(Stored records)
** START **
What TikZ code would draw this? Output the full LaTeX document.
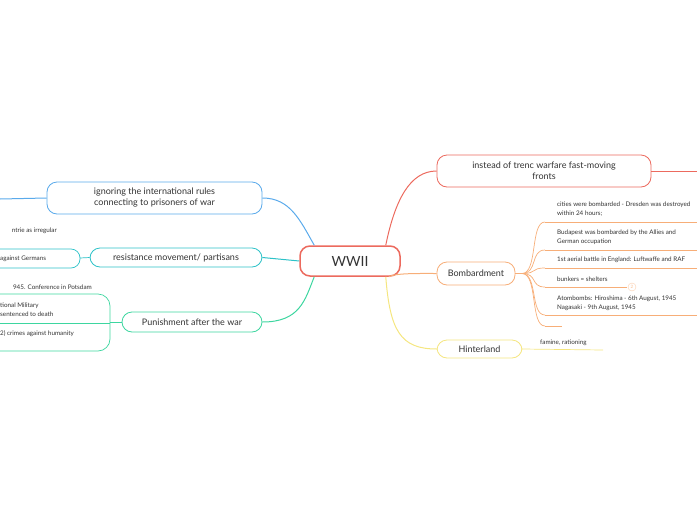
\documentclass[tikz,border=0pt]{standalone}
\usepackage{fontspec}
\setmainfont{Lato}
\definecolor{cred}{HTML}{EC6A5E}
\definecolor{cora}{HTML}{F7AE78}
\definecolor{cyel}{HTML}{F5E680}
\definecolor{cblu}{HTML}{5AAAEB}
\definecolor{ctea}{HTML}{2DC2C8}
\definecolor{cgrn}{HTML}{3DD6A0}
\definecolor{ctxt}{HTML}{333333}
\begin{document}
\begin{tikzpicture}[x=1pt,y=-1pt,
  topic/.style={draw,rounded corners=10pt,line width=0.8pt,fill=white,text=ctxt,font=\fontsize{9}{11}\selectfont,align=center,inner sep=0pt},
  leaf/.style={text=ctxt,font=\fontsize{6.3}{9.5}\selectfont,align=left,anchor=west,inner sep=0pt},
  br/.style={line width=0.7pt}]
\useasboundingbox (0,0) rectangle (697,520);
\clip (0,0) rectangle (697,520);
% central
\node[topic,draw=cred,line width=1.5pt,minimum width=100pt,minimum height=30pt,font=\fontsize{14}{15}\selectfont] (c) at (350,261) {WWII};
% right topics
\node[topic,draw=cred,minimum width=214pt,minimum height=32pt] (t1) at (544,171) {instead of trenc warfare fast-moving\\fronts};
\node[topic,draw=cora,minimum width=78pt,minimum height=23pt] (t2) at (476,273.5) {Bombardment};
\node[topic,draw=cyel,minimum width=85pt,minimum height=18pt] (t3) at (479.5,349) {Hinterland};
% left topics
\node[topic,draw=cblu,minimum width=215pt,minimum height=32pt] (l1) at (154.5,198) {ignoring the international rules\\connecting to prisoners of war};
\node[topic,draw=ctea,minimum width=172pt,minimum height=19pt] (l2) at (176,257.5) {resistance movement/ partisans};
\node[topic,draw=cgrn,minimum width=140pt,minimum height=20pt] (l3) at (192,322) {Punishment after the war};
% connectors from centre
\draw[cred,line width=1pt] (c.north east)++(-15,0) .. controls (395,200) and (410,171) .. (t1.west);
\draw[cora,line width=1pt] (c.south east)++(-12,0) .. controls (395,273) and (420,273.5) .. (t2.west);
\draw[cyel,line width=1pt] (c.south east)++(-15,0) .. controls (390,330) and (400,349) .. (t3.west);
\draw[cblu,line width=1pt] (c.north west)++(15,0) .. controls (300,220) and (290,198) .. (l1.east);
\draw[ctea,line width=1pt] (c.west) -- (l2.east);
\draw[cgrn,line width=1pt] (c.south west)++(15,0) .. controls (305,300) and (300,322) .. (l3.east);
\draw[cred,line width=1pt] (t1.east) -- (697,171);
\draw[cblu,line width=1pt] (l1.west) -- (0,199);
% bombardment children
\draw[cora,br] (t2.east) -- (522,273.5);
\foreach \y in {222,250,268,287,315,326} {
  \draw[cora,br] (522,273.5) .. controls (538,273.5) and (530,\y) .. (545,\y);
}
\foreach \y in {222,250,268,315} { \draw[cora,br] (545,\y) -- (697,\y); }
\draw[cora,br] (545,287) -- (627,287);
\draw[cora,br] (545,326) -- (562,326);
\node[circle,draw=cora!60,text=cora!80,inner sep=0.5pt,minimum size=8pt,font=\fontsize{4.5}{5}\selectfont] (n2) at (632,287) {2};
\node[leaf] (b1) at (557,209) {cities were bombarded - Dresden was destroyed\\within 24 hours;};
\node[leaf] (b2) at (557,237) {Budapest was bombarded by the Allies and\\German occupation};
\node[leaf] (b3) at (557,260) {1st aerial battle in England: Luftwaffe and RAF};
\node[leaf] (b4) at (557,279) {bunkers = shelters};
\node[leaf] (b5) at (557,303) {Atombombs: Hiroshima - 6th August, 1945\\Nagasaki - 9th August, 1945};
% hinterland child
\draw[cyel,br] (t3.east) -- (603,350);
\node[leaf] (h1) at (540,343) {famine, rationing};
% resistance children
\draw[ctea,br] (l2.west) -- (80,258);
\draw[ctea,br,rounded corners=9pt] (-20,249) -- (80,249) -- (80,268) -- (-20,268);
\node[leaf] (r1) at (0,258.5) {against Germans};
\node[leaf,anchor=east] (r0) at (57,231) {ntrie as irregular};
% punishment children
\draw[cgrn,br] (l3.west) -- (110,322);
\draw[cgrn,br,rounded corners=12pt] (-20,294) -- (110,294) -- (110,351) -- (-20,351);
\draw[cgrn,br] (-20,323) -- (110,323);
\node[leaf,anchor=east] (p0) at (92,287) {945. Conference in Potsdam};
\node[leaf] (p1) at (0,309.5) {tional Military\\sentenced to death};
\node[leaf] (p2) at (0,334) {2) crimes against humanity};
\end{tikzpicture}
\end{document}
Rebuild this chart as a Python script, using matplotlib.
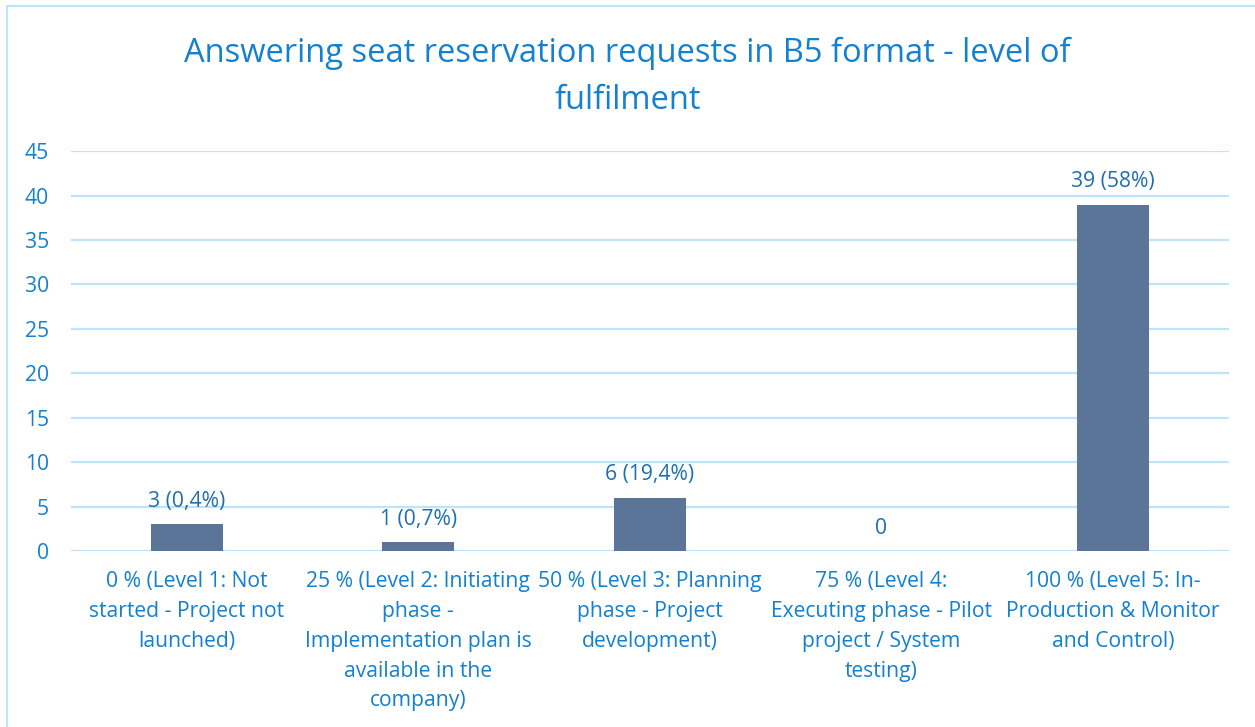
** END **
*Written problem*
Transcribe the records above exactly as they appear, leaving out any pictures.

*Output for this task*
What TikZ code would draw this? Output the full LaTeX document.
\documentclass[tikz,border=0pt]{standalone}
\usepackage{fontspec}
\setmainfont{Lato}
\definecolor{cred}{HTML}{EC6A5E}
\definecolor{cora}{HTML}{F7AE78}
\definecolor{cyel}{HTML}{F5E680}
\definecolor{cblu}{HTML}{5AAAEB}
\definecolor{ctea}{HTML}{2DC2C8}
\definecolor{cgrn}{HTML}{3DD6A0}
\definecolor{ctxt}{HTML}{333333}
\begin{document}
\begin{tikzpicture}[x=1pt,y=-1pt,
  topic/.style={draw,rounded corners=10pt,line width=0.8pt,fill=white,text=ctxt,font=\fontsize{9}{11}\selectfont,align=center,inner sep=0pt},
  leaf/.style={text=ctxt,font=\fontsize{6.3}{9.5}\selectfont,align=left,anchor=west,inner sep=0pt},
  br/.style={line width=0.7pt}]
\useasboundingbox (0,0) rectangle (697,520);
\clip (0,0) rectangle (697,520);
% central
\node[topic,draw=cred,line width=1.5pt,minimum width=100pt,minimum height=30pt,font=\fontsize{14}{15}\selectfont] (c) at (350,261) {WWII};
% right topics
\node[topic,draw=cred,minimum width=214pt,minimum height=32pt] (t1) at (544,171) {instead of trenc warfare fast-moving\\fronts};
\node[topic,draw=cora,minimum width=78pt,minimum height=23pt] (t2) at (476,273.5) {Bombardment};
\node[topic,draw=cyel,minimum width=85pt,minimum height=18pt] (t3) at (479.5,349) {Hinterland};
% left topics
\node[topic,draw=cblu,minimum width=215pt,minimum height=32pt] (l1) at (154.5,198) {ignoring the international rules\\connecting to prisoners of war};
\node[topic,draw=ctea,minimum width=172pt,minimum height=19pt] (l2) at (176,257.5) {resistance movement/ partisans};
\node[topic,draw=cgrn,minimum width=140pt,minimum height=20pt] (l3) at (192,322) {Punishment after the war};
% connectors from centre
\draw[cred,line width=1pt] (c.north east)++(-15,0) .. controls (395,200) and (410,171) .. (t1.west);
\draw[cora,line width=1pt] (c.south east)++(-12,0) .. controls (395,273) and (420,273.5) .. (t2.west);
\draw[cyel,line width=1pt] (c.south east)++(-15,0) .. controls (390,330) and (400,349) .. (t3.west);
\draw[cblu,line width=1pt] (c.north west)++(15,0) .. controls (300,220) and (290,198) .. (l1.east);
\draw[ctea,line width=1pt] (c.west) -- (l2.east);
\draw[cgrn,line width=1pt] (c.south west)++(15,0) .. controls (305,300) and (300,322) .. (l3.east);
\draw[cred,line width=1pt] (t1.east) -- (697,171);
\draw[cblu,line width=1pt] (l1.west) -- (0,199);
% bombardment children
\draw[cora,br] (t2.east) -- (522,273.5);
\foreach \y in {222,250,268,287,315,326} {
  \draw[cora,br] (522,273.5) .. controls (538,273.5) and (530,\y) .. (545,\y);
}
\foreach \y in {222,250,268,315} { \draw[cora,br] (545,\y) -- (697,\y); }
\draw[cora,br] (545,287) -- (627,287);
\draw[cora,br] (545,326) -- (562,326);
\node[circle,draw=cora!60,text=cora!80,inner sep=0.5pt,minimum size=8pt,font=\fontsize{4.5}{5}\selectfont] (n2) at (632,287) {2};
\node[leaf] (b1) at (557,209) {cities were bombarded - Dresden was destroyed\\within 24 hours;};
\node[leaf] (b2) at (557,237) {Budapest was bombarded by the Allies and\\German occupation};
\node[leaf] (b3) at (557,260) {1st aerial battle in England: Luftwaffe and RAF};
\node[leaf] (b4) at (557,279) {bunkers = shelters};
\node[leaf] (b5) at (557,303) {Atombombs: Hiroshima - 6th August, 1945\\Nagasaki - 9th August, 1945};
% hinterland child
\draw[cyel,br] (t3.east) -- (603,350);
\node[leaf] (h1) at (540,343) {famine, rationing};
% resistance children
\draw[ctea,br] (l2.west) -- (80,258);
\draw[ctea,br,rounded corners=9pt] (-20,249) -- (80,249) -- (80,268) -- (-20,268);
\node[leaf] (r1) at (0,258.5) {against Germans};
\node[leaf,anchor=east] (r0) at (57,231) {ntrie as irregular};
% punishment children
\draw[cgrn,br] (l3.west) -- (110,322);
\draw[cgrn,br,rounded corners=12pt] (-20,294) -- (110,294) -- (110,351) -- (-20,351);
\draw[cgrn,br] (-20,323) -- (110,323);
\node[leaf,anchor=east] (p0) at (92,287) {945. Conference in Potsdam};
\node[leaf] (p1) at (0,309.5) {tional Military\\sentenced to death};
\node[leaf] (p2) at (0,334) {2) crimes against humanity};
\end{tikzpicture}
\end{document}
Rebuild this chart as a Python script, using matplotlib.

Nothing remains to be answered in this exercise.